(RECORDS SHOWN)
[Begin]

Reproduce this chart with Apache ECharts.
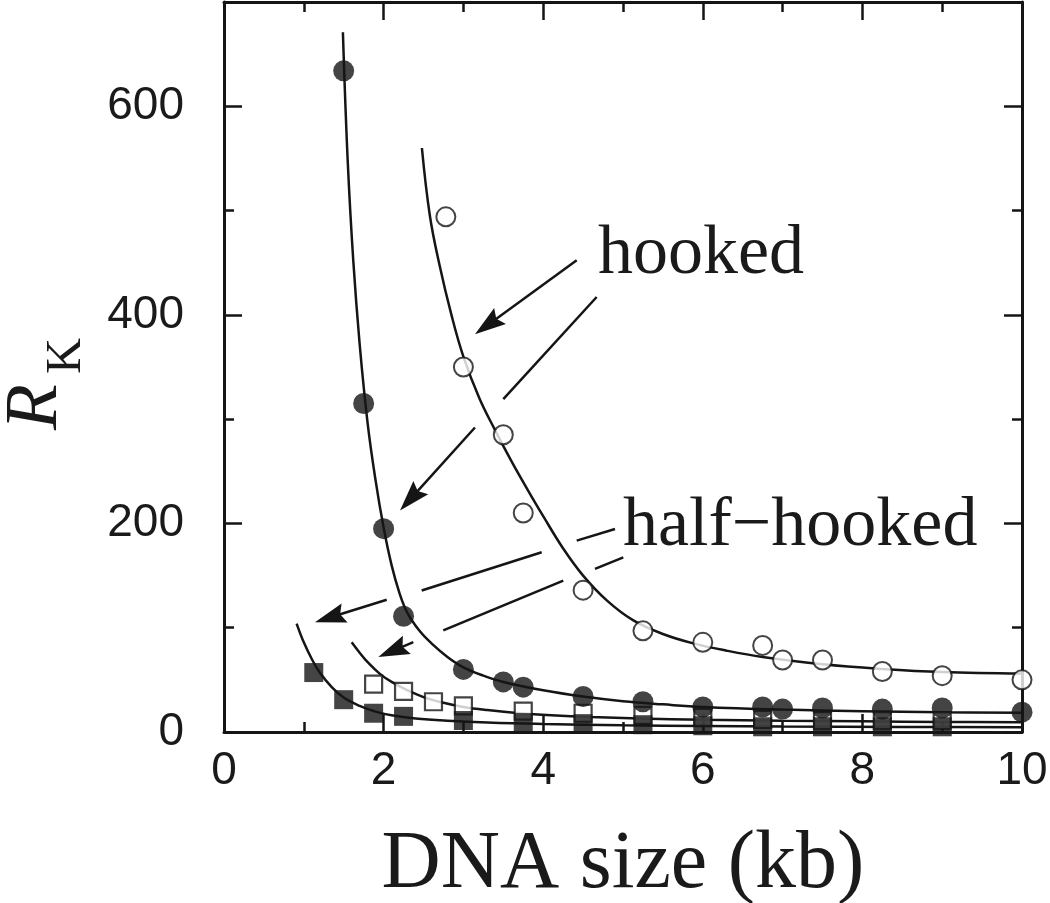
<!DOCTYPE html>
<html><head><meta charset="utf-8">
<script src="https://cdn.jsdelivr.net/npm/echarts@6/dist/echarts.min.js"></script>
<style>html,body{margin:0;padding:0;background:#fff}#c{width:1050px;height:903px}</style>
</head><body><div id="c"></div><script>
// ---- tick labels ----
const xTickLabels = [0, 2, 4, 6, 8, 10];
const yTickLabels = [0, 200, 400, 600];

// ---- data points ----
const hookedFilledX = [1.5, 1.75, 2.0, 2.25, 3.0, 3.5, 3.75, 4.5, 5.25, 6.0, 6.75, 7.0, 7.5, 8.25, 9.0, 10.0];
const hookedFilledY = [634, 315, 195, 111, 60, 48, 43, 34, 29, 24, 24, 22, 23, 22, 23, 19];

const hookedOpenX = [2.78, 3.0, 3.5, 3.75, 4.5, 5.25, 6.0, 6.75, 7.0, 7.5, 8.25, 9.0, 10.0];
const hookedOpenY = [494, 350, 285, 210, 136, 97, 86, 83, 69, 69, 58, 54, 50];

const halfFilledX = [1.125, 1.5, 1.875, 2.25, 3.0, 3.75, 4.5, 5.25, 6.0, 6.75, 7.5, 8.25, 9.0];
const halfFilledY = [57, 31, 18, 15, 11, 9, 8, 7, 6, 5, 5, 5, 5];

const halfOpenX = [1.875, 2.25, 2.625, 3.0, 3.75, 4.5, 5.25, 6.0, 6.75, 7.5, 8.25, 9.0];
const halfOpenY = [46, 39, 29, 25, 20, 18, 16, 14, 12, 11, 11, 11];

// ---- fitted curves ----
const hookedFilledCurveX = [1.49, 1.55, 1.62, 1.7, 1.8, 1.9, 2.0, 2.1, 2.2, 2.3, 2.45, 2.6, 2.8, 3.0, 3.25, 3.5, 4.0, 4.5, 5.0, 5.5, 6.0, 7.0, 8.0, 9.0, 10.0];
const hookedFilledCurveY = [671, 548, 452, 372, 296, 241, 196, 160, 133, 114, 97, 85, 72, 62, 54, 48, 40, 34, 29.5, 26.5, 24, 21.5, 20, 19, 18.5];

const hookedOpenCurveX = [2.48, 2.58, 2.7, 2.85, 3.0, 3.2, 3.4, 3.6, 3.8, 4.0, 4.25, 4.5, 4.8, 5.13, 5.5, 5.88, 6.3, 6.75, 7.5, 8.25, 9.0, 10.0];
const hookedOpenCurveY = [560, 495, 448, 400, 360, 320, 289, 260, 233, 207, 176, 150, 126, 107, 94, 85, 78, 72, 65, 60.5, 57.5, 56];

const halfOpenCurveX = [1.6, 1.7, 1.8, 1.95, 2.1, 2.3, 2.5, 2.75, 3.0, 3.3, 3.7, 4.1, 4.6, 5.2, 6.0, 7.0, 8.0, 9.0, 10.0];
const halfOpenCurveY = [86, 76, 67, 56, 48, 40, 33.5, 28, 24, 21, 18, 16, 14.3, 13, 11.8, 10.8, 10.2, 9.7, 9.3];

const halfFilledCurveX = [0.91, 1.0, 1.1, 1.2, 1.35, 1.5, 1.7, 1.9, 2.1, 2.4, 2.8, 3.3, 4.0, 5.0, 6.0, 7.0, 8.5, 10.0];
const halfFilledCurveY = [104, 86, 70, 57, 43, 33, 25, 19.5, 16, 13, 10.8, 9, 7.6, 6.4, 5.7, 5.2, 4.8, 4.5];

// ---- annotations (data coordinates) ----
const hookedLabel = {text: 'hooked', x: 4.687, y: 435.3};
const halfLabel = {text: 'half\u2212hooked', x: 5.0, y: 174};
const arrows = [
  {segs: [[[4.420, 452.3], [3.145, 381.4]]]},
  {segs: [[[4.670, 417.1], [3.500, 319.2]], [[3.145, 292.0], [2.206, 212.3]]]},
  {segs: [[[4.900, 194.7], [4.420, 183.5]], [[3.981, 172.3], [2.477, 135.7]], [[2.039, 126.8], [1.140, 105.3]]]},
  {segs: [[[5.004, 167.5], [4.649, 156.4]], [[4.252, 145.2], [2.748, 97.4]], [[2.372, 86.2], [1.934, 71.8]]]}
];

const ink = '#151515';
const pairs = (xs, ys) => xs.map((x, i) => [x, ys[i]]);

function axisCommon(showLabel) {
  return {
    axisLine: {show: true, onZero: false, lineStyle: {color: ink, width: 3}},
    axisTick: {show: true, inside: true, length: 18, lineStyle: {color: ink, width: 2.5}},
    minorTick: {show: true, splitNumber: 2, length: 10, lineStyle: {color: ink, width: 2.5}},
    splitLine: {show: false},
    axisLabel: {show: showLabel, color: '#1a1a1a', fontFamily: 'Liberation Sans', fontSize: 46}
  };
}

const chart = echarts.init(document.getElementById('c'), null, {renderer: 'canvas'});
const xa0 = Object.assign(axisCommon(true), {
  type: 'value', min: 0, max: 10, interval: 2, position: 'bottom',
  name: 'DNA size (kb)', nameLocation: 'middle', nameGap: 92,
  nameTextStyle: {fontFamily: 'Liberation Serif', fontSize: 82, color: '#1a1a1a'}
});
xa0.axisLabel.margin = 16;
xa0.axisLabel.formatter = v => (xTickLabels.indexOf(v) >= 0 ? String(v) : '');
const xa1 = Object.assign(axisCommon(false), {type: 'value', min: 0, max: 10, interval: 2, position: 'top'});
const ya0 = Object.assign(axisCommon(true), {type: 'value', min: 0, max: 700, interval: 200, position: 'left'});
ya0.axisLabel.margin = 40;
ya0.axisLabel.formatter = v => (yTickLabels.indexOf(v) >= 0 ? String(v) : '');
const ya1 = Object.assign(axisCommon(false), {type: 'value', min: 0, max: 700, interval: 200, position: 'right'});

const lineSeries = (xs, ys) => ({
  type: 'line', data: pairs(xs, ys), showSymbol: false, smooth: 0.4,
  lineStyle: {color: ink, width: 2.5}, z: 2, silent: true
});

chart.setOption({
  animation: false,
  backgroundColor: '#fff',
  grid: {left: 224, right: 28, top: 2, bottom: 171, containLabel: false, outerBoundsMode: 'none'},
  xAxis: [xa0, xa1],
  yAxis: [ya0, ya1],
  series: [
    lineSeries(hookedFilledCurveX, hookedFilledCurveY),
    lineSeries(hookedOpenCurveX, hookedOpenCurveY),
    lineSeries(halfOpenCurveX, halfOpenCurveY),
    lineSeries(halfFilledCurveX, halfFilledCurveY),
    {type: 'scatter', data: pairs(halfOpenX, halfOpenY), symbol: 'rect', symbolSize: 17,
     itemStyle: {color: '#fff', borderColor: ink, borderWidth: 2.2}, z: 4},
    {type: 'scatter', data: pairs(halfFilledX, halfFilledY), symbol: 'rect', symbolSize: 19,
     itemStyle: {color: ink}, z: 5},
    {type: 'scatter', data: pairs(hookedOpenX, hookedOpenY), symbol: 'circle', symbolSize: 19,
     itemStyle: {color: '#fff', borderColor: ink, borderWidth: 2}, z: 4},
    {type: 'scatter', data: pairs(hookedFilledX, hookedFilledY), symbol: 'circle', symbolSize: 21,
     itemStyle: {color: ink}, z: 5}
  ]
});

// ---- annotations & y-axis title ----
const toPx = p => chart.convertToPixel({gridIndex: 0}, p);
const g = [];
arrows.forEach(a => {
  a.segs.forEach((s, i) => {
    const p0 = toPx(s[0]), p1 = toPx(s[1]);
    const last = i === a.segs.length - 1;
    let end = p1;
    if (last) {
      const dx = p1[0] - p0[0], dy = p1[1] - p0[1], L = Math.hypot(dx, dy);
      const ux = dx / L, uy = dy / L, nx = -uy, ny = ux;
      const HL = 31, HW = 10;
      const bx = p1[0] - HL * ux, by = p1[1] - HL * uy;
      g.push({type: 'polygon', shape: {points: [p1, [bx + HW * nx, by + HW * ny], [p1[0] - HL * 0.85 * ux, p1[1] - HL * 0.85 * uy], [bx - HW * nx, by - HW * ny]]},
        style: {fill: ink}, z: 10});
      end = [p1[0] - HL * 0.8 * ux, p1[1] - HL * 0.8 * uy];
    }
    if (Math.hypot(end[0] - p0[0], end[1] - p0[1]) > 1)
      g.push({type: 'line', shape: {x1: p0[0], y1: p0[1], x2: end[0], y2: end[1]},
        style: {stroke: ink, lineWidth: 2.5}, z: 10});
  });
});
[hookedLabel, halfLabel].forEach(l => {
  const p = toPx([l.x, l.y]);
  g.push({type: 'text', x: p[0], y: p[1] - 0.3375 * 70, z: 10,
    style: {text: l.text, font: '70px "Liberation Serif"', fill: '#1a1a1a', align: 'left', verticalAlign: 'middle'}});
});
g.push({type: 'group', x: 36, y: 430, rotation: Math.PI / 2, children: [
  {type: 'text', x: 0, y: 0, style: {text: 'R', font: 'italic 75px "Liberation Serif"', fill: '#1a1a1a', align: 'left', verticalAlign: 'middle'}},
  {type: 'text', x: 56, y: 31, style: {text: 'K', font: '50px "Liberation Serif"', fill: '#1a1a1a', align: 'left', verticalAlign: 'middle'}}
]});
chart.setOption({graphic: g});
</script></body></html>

[End]
[Begin]

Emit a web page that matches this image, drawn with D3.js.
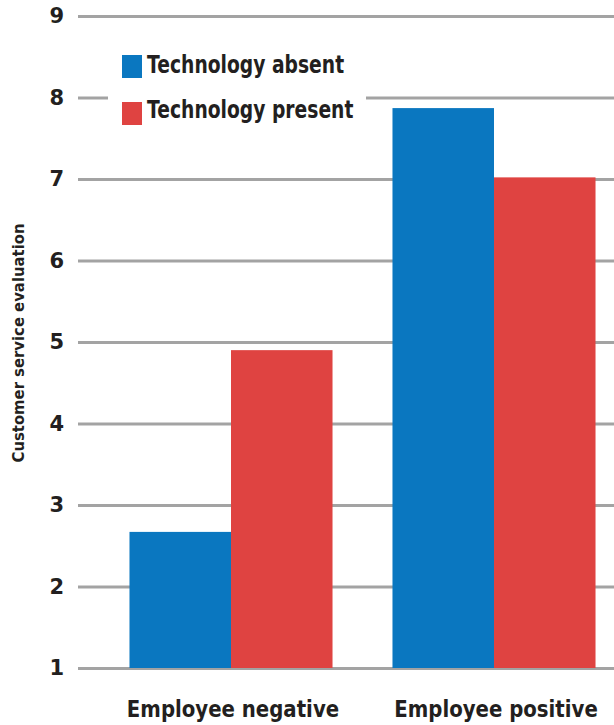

[End]
[Begin]

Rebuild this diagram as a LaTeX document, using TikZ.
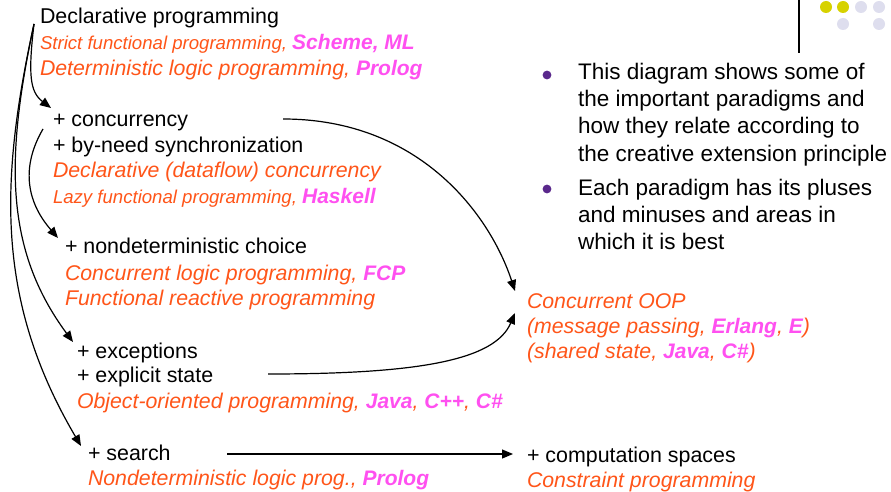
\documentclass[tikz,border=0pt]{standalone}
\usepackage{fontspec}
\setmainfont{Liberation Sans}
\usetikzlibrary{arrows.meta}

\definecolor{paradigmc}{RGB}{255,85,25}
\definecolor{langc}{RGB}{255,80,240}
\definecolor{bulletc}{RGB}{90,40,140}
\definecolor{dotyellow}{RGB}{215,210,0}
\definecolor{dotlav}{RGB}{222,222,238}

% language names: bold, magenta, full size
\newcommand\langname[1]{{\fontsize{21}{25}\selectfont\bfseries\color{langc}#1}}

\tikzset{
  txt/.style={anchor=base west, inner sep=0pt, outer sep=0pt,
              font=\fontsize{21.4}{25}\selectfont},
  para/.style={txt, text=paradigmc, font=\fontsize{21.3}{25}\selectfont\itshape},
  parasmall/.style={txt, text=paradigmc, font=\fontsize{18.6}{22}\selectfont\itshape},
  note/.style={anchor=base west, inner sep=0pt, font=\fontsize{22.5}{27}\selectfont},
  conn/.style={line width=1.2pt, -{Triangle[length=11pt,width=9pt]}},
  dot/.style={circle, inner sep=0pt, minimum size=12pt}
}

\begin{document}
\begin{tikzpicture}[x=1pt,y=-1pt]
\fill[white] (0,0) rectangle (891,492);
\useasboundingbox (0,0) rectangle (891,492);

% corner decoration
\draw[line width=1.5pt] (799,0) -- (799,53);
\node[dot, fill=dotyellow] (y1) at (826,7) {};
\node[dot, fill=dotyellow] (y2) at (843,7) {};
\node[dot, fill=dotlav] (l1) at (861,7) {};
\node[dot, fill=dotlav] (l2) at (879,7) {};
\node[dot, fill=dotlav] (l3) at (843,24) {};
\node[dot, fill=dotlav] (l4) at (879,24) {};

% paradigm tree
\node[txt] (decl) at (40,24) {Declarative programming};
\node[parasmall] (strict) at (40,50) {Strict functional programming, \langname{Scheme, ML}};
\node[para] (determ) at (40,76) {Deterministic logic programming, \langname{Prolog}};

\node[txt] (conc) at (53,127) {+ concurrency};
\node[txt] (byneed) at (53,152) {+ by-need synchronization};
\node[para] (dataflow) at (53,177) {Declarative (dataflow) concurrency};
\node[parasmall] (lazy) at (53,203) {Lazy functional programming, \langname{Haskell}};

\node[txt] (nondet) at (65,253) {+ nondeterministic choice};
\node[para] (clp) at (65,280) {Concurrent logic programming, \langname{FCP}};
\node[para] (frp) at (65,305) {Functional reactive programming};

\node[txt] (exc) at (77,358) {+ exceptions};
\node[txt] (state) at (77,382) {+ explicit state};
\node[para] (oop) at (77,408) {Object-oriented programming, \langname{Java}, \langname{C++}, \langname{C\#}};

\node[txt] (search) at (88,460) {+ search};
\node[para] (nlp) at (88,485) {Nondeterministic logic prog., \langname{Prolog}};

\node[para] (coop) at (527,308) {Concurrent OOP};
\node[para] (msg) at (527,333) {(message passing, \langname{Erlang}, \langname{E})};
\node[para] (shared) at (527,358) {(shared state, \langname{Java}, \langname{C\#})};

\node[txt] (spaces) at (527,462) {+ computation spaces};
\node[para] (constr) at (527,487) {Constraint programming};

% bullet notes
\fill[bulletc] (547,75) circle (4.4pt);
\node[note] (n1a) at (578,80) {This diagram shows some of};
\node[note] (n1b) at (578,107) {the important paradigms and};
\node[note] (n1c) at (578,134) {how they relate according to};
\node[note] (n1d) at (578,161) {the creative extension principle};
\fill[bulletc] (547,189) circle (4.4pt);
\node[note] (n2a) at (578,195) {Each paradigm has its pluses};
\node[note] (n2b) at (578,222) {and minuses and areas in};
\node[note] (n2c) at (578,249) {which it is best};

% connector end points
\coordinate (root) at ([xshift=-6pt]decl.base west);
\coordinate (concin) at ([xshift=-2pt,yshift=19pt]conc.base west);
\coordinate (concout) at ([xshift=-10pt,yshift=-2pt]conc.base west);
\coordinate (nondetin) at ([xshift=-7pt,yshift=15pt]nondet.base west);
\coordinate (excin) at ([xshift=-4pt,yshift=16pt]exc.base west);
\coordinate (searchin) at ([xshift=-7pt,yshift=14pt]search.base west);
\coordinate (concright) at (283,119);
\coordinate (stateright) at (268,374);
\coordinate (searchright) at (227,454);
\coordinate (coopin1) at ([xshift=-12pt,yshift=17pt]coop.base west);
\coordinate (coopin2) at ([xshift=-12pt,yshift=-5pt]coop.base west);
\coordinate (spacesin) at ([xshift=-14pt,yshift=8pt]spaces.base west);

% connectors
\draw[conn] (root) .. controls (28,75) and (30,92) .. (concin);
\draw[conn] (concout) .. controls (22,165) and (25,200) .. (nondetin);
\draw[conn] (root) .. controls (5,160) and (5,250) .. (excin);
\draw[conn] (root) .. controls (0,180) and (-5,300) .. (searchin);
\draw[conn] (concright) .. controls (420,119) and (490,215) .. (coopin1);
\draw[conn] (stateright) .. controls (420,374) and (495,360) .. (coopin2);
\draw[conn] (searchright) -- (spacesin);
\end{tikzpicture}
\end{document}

[End]

Using the data above, print only the lines starting at the one with "Rebuild this diagram" and ending at the one with "(lazy) at (53,203)", exactly as they stand, minus the pictures.

Rebuild this diagram as a LaTeX document, using TikZ.
\documentclass[tikz,border=0pt]{standalone}
\usepackage{fontspec}
\setmainfont{Liberation Sans}
\usetikzlibrary{arrows.meta}

\definecolor{paradigmc}{RGB}{255,85,25}
\definecolor{langc}{RGB}{255,80,240}
\definecolor{bulletc}{RGB}{90,40,140}
\definecolor{dotyellow}{RGB}{215,210,0}
\definecolor{dotlav}{RGB}{222,222,238}

% language names: bold, magenta, full size
\newcommand\langname[1]{{\fontsize{21}{25}\selectfont\bfseries\color{langc}#1}}

\tikzset{
  txt/.style={anchor=base west, inner sep=0pt, outer sep=0pt,
              font=\fontsize{21.4}{25}\selectfont},
  para/.style={txt, text=paradigmc, font=\fontsize{21.3}{25}\selectfont\itshape},
  parasmall/.style={txt, text=paradigmc, font=\fontsize{18.6}{22}\selectfont\itshape},
  note/.style={anchor=base west, inner sep=0pt, font=\fontsize{22.5}{27}\selectfont},
  conn/.style={line width=1.2pt, -{Triangle[length=11pt,width=9pt]}},
  dot/.style={circle, inner sep=0pt, minimum size=12pt}
}

\begin{document}
\begin{tikzpicture}[x=1pt,y=-1pt]
\fill[white] (0,0) rectangle (891,492);
\useasboundingbox (0,0) rectangle (891,492);

% corner decoration
\draw[line width=1.5pt] (799,0) -- (799,53);
\node[dot, fill=dotyellow] (y1) at (826,7) {};
\node[dot, fill=dotyellow] (y2) at (843,7) {};
\node[dot, fill=dotlav] (l1) at (861,7) {};
\node[dot, fill=dotlav] (l2) at (879,7) {};
\node[dot, fill=dotlav] (l3) at (843,24) {};
\node[dot, fill=dotlav] (l4) at (879,24) {};

% paradigm tree
\node[txt] (decl) at (40,24) {Declarative programming};
\node[parasmall] (strict) at (40,50) {Strict functional programming, \langname{Scheme, ML}};
\node[para] (determ) at (40,76) {Deterministic logic programming, \langname{Prolog}};

\node[txt] (conc) at (53,127) {+ concurrency};
\node[txt] (byneed) at (53,152) {+ by-need synchronization};
\node[para] (dataflow) at (53,177) {Declarative (dataflow) concurrency};
\node[parasmall] (lazy) at (53,203) {Lazy functional programming, \langname{Haskell}};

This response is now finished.